Carvana will "lay off" 1,500 workers.

Carvana, an online used-car retailer, announced plans to lay off 1,500 employees, or 8% of its workforce, citing economic headwinds and higher financial costs.

The stock price of the company has dropped 97% in the last year. Carvana's business has been harmed by persistent inflation, rising interest rates, and the threat of a recession.

“Today is a difficult day. The world around us has continued to get tougher and to do what is best for the business, we have to make some painful choices to adapt”. 

Ernie Garcia, CEO of Carvana, said

Rising borrowing costs and worries about a looming recession have dampened demand for used cars, leading to falling prices

After reaching historic highs in 2021, used vehicle prices fell for the fifth consecutive month in October.

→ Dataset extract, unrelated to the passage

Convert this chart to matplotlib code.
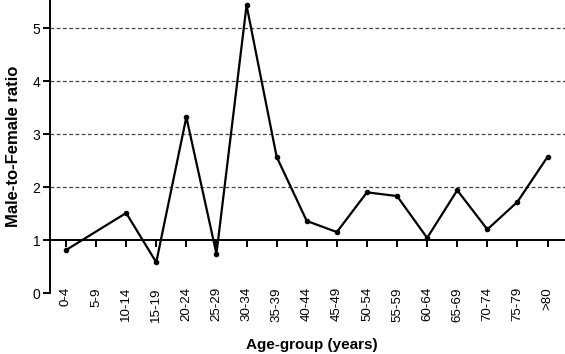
import numpy as np
import matplotlib
matplotlib.use("Agg")
from matplotlib import pyplot as plt

plt.rcParams['font.family'] = ['Liberation Sans', 'DejaVu Sans']

age_groups = ["0-4", "5-9", "10-14", "15-19", "20-24", "25-29", "30-34", "35-39",
              "40-44", "45-49", "50-54", "55-59", "60-64", "65-69", "70-74",
              "75-79", ">80"]
# 5-9 has no value, line goes straight from 0-4 to 10-14
ratio = [0.81, np.nan, 1.51, 0.58, 3.32, 0.74, 5.43, 2.57, 1.36, 1.15, 1.90,
         1.83, 1.04, 1.94, 1.20, 1.72, 2.57]
grid_levels = [2, 3, 4, 5]

x = np.arange(len(age_groups))
y = np.array(ratio)
ok = ~np.isnan(y)

fig = plt.figure(figsize=(5.65, 3.54), dpi=100)
ax = fig.add_axes([0.0885, 0.1723, 0.9115, 0.8277])

for g in grid_levels:
    ax.axhline(g, color='#444444', lw=0.9, linestyle=(0, (3, 2)), zorder=1)

ax.plot(x[ok], y[ok], color='black', lw=1.6, marker='o', markersize=3, zorder=3)

ax.set_xlim(-0.53, 16.58)
ax.set_ylim(0, 5.53)

ax.spines['top'].set_visible(False)
ax.spines['right'].set_visible(False)
ax.spines['bottom'].set_position(('data', 1))
ax.spines['bottom'].set_linewidth(1.4)
ax.spines['left'].set_linewidth(1.4)
ax.spines['left'].set_bounds(0, 5.53)

ax.set_xticks(x)
ax.set_xticklabels(age_groups, rotation=90, fontsize=9.6)
ax.tick_params(axis='x', direction='out', length=5, width=1.4, pad=29)
ax.set_yticks([0, 1, 2, 3, 4, 5])
ax.tick_params(axis='y', direction='out', length=5, width=1.4, labelsize=10, pad=2)

ax.set_ylabel("Male-to-Female ratio", fontsize=12, fontweight='bold', labelpad=8)
fig.text(0.551, 0.006, "Age-group (years)", fontsize=11, fontweight='bold', ha='center', va='bottom')

fig.savefig("out.png", dpi=100)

According to the Manheim Used Vehicle Value Index 

Garcia said, “As you all know, we made a similar decision to this one in May. It is fair to ask why this is happening again, and yet I am not sure I can answer it as clearly as you deserve.” 

These layoffs would be in addition to the 2,500 announced by Carvana in May. Many technology companies have struggled in the year since the pandemic's peak.

Meta Platform Inc., Facebook's parent company, laid off 13% of its employees earlier this month, while Amazon announced plans to lay off 10,000 workers this week.

According to the company, fired Carvana employees will receive separation and severance pay, extended healthcare coverage for three months, and other benefits.

Following the announcement of the layoffs, Carvana stock fell 6.2% to $7.80 on Friday. The stock has dropped 97% in the last year, far outpacing the S&P 500 Index's 17% decline.